● Problem to work on: Lines that contain the string "this" are to be copied; leave out all others.

---- Data records

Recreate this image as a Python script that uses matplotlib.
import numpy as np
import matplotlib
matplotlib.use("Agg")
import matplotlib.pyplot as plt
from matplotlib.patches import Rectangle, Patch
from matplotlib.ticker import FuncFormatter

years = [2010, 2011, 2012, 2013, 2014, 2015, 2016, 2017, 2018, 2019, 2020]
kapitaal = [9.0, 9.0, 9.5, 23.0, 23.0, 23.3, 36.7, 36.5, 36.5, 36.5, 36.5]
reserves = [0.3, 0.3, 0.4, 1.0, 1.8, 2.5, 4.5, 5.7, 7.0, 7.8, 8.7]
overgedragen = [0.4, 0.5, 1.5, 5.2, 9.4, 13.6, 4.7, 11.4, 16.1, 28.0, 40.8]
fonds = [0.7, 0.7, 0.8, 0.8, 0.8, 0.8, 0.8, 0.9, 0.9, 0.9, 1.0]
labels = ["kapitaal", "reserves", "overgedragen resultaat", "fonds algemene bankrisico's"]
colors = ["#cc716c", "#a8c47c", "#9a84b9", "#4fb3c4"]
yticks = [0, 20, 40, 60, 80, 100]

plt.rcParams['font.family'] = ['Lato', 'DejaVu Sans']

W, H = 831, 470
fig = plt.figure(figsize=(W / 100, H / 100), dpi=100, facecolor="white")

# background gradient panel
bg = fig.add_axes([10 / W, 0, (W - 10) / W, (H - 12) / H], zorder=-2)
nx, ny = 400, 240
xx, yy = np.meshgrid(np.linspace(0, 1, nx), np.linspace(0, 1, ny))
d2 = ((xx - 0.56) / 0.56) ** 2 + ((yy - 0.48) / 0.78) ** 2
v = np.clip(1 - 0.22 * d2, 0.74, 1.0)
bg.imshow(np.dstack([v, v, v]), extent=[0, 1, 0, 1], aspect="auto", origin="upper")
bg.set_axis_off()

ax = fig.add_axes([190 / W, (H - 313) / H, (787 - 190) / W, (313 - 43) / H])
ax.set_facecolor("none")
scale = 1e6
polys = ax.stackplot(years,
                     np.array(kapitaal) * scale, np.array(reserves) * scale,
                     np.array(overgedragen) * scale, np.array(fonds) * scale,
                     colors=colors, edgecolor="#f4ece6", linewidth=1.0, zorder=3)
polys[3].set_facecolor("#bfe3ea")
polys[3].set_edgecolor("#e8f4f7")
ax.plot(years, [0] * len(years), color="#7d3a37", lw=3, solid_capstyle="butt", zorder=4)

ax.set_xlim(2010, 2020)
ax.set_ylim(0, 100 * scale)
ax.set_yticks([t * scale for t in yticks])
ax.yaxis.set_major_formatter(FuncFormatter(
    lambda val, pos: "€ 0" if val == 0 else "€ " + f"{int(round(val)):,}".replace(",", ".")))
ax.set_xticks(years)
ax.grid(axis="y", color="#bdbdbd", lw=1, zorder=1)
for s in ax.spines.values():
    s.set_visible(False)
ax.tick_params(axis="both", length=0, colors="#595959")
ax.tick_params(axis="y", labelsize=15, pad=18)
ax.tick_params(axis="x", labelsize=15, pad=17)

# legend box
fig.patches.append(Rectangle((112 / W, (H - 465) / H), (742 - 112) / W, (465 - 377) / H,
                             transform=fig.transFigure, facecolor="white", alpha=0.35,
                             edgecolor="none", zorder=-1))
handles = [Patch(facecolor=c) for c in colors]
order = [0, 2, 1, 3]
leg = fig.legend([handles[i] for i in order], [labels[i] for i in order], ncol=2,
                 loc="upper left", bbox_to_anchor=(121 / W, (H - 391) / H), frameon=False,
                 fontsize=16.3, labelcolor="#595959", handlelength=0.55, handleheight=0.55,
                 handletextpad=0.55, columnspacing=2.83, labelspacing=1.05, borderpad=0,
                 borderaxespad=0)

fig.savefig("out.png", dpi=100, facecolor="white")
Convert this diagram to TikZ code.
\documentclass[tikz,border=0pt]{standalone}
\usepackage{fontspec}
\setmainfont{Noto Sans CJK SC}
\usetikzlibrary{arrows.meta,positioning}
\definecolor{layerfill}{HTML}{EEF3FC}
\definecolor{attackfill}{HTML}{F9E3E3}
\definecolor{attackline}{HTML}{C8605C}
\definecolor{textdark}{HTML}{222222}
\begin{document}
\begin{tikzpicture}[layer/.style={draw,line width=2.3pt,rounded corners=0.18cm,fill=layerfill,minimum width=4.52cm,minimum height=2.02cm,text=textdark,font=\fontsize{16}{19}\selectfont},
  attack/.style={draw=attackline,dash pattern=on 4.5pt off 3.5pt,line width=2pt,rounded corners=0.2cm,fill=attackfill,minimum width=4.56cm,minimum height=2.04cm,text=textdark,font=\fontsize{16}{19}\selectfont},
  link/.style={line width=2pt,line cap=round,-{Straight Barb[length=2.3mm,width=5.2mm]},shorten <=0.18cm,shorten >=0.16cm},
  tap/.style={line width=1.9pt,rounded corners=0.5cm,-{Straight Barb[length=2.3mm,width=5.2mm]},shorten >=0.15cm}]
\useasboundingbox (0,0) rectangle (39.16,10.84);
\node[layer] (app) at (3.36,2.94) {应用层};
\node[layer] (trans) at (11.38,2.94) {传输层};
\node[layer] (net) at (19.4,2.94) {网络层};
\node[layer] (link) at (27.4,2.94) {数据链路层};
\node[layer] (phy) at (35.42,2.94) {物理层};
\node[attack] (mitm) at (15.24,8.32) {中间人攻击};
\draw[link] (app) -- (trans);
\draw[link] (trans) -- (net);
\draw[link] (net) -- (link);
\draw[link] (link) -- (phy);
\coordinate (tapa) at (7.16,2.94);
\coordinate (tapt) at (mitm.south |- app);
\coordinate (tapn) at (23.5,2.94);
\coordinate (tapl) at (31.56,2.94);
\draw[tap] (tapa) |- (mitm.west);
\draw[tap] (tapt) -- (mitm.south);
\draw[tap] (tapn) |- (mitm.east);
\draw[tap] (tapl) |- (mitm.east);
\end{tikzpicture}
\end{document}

--------
---- Data records

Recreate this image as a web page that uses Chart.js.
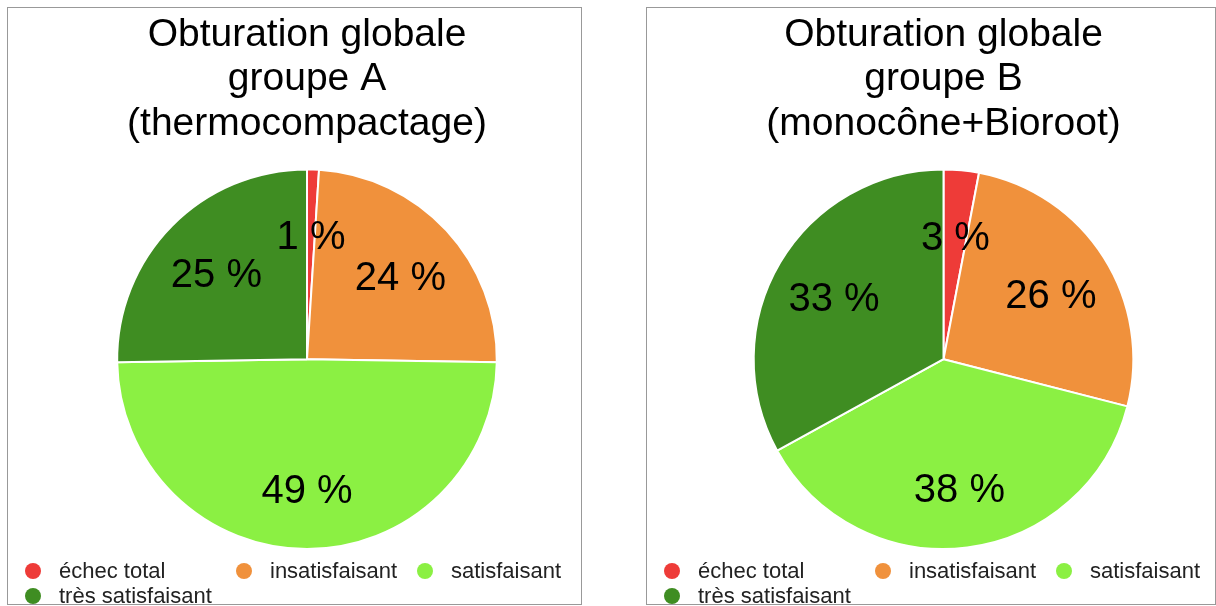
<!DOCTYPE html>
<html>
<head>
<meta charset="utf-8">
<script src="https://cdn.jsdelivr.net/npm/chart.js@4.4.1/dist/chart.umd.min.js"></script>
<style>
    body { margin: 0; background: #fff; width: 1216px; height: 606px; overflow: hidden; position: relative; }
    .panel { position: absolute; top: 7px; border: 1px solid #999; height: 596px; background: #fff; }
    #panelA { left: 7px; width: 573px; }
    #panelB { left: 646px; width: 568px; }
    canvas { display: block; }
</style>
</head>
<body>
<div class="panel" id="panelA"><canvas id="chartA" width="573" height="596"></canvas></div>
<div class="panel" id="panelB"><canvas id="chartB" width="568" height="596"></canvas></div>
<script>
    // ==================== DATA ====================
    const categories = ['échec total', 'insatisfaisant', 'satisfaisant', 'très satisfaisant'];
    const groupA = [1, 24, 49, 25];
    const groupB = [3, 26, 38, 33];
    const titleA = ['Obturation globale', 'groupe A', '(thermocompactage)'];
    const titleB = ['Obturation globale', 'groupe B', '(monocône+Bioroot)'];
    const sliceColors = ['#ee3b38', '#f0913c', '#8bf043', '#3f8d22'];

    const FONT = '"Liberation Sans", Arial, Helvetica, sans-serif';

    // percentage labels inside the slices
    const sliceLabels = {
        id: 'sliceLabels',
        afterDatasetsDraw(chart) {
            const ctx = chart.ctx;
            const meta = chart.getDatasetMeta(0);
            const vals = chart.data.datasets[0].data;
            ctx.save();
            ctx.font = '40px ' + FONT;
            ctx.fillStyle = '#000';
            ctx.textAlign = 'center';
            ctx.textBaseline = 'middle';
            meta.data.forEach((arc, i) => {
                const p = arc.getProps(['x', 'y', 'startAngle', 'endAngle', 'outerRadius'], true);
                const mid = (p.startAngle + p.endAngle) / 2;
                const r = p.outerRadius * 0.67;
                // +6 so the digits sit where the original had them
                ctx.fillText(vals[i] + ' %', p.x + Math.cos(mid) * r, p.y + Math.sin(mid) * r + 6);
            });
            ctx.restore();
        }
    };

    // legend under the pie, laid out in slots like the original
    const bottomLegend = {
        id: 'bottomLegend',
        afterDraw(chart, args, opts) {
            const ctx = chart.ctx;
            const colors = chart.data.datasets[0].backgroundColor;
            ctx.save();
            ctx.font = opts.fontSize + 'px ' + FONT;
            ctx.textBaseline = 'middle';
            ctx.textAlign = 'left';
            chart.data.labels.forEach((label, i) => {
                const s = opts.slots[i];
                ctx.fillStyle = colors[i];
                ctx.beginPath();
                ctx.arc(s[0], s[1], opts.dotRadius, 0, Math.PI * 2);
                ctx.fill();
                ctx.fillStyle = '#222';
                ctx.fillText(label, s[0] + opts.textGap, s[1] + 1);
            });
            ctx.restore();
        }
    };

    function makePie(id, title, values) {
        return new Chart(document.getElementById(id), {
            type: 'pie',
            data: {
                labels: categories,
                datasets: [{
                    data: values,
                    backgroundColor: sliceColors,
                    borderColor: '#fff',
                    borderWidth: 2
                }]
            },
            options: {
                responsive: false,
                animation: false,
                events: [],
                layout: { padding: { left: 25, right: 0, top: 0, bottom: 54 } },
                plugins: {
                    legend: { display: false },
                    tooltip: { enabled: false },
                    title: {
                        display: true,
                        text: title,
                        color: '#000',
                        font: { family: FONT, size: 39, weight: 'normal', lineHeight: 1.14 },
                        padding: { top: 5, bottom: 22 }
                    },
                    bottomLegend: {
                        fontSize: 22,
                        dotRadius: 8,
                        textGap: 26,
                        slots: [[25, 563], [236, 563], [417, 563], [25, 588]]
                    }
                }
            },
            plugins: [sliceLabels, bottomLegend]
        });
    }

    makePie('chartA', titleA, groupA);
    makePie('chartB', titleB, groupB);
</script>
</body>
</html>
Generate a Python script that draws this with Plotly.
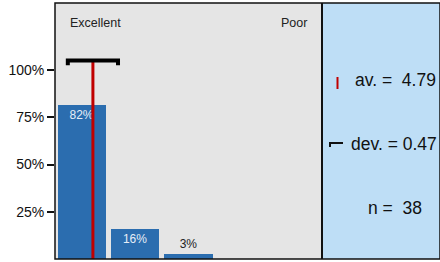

--------
---- Data records

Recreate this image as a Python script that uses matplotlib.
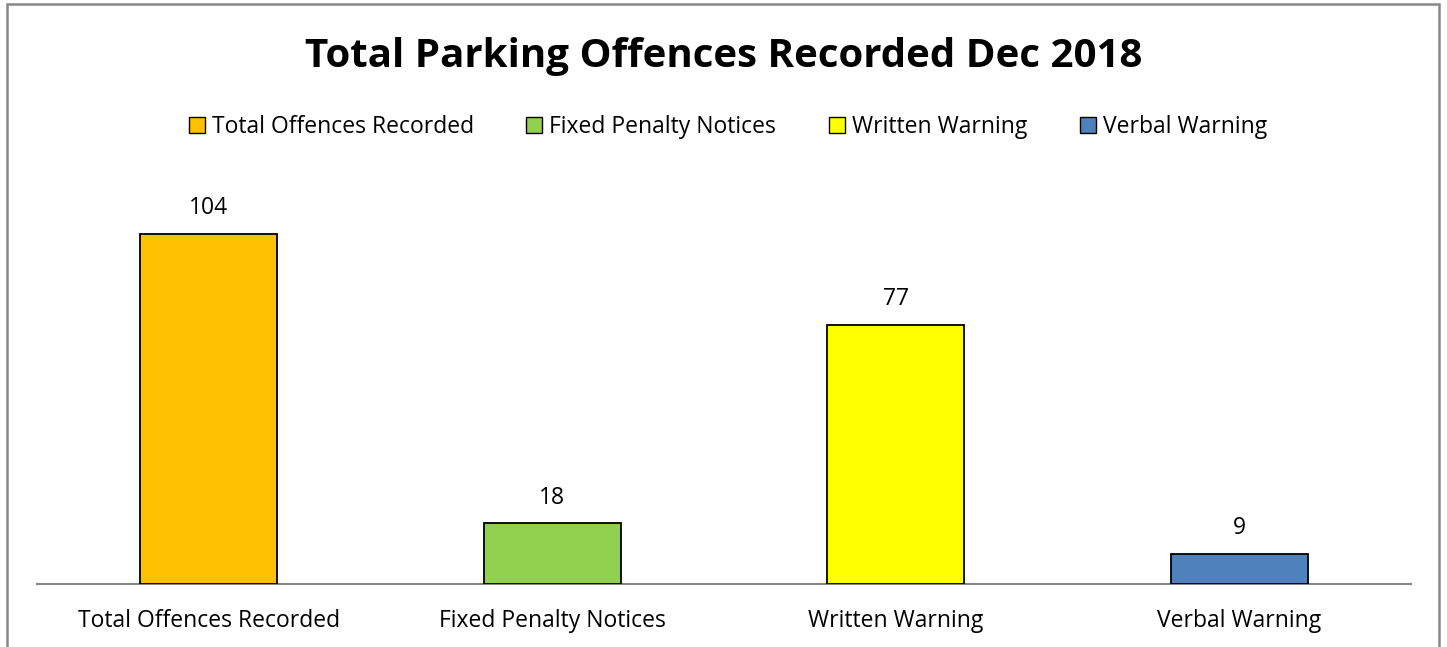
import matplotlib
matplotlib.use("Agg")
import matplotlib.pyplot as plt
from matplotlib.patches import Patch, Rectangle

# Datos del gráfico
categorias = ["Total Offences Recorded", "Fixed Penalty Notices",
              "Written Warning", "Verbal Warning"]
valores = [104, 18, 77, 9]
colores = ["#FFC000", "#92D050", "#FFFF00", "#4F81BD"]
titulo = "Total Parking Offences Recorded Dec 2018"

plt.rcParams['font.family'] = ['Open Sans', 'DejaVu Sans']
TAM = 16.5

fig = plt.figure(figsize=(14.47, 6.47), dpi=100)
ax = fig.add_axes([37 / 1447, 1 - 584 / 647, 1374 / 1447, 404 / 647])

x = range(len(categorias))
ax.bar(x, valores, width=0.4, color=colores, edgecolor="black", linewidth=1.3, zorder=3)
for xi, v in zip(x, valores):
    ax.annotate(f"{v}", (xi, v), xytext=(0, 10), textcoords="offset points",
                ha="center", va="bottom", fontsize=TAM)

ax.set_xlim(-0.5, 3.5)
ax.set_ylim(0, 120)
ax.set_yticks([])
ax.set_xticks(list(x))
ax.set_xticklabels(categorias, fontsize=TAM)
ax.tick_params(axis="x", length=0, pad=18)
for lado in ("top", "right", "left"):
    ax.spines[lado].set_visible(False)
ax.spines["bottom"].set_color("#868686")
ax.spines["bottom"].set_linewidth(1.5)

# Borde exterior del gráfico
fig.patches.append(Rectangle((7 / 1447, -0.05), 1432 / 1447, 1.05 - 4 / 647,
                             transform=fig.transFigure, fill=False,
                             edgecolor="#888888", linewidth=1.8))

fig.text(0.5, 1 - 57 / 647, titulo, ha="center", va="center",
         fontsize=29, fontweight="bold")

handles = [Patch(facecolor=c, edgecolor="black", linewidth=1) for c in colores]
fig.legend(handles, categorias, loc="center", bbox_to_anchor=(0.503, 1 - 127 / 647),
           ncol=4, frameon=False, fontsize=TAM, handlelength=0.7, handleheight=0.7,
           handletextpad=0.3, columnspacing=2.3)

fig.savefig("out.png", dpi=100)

--------

● Answer for the task:
Recreate this image as a Python script that uses matplotlib.
Convert this diagram to TikZ code.
Recreate this image as a web page that uses Chart.js.
Generate a Python script that draws this with Plotly.
Recreate this image as a Python script that uses matplotlib.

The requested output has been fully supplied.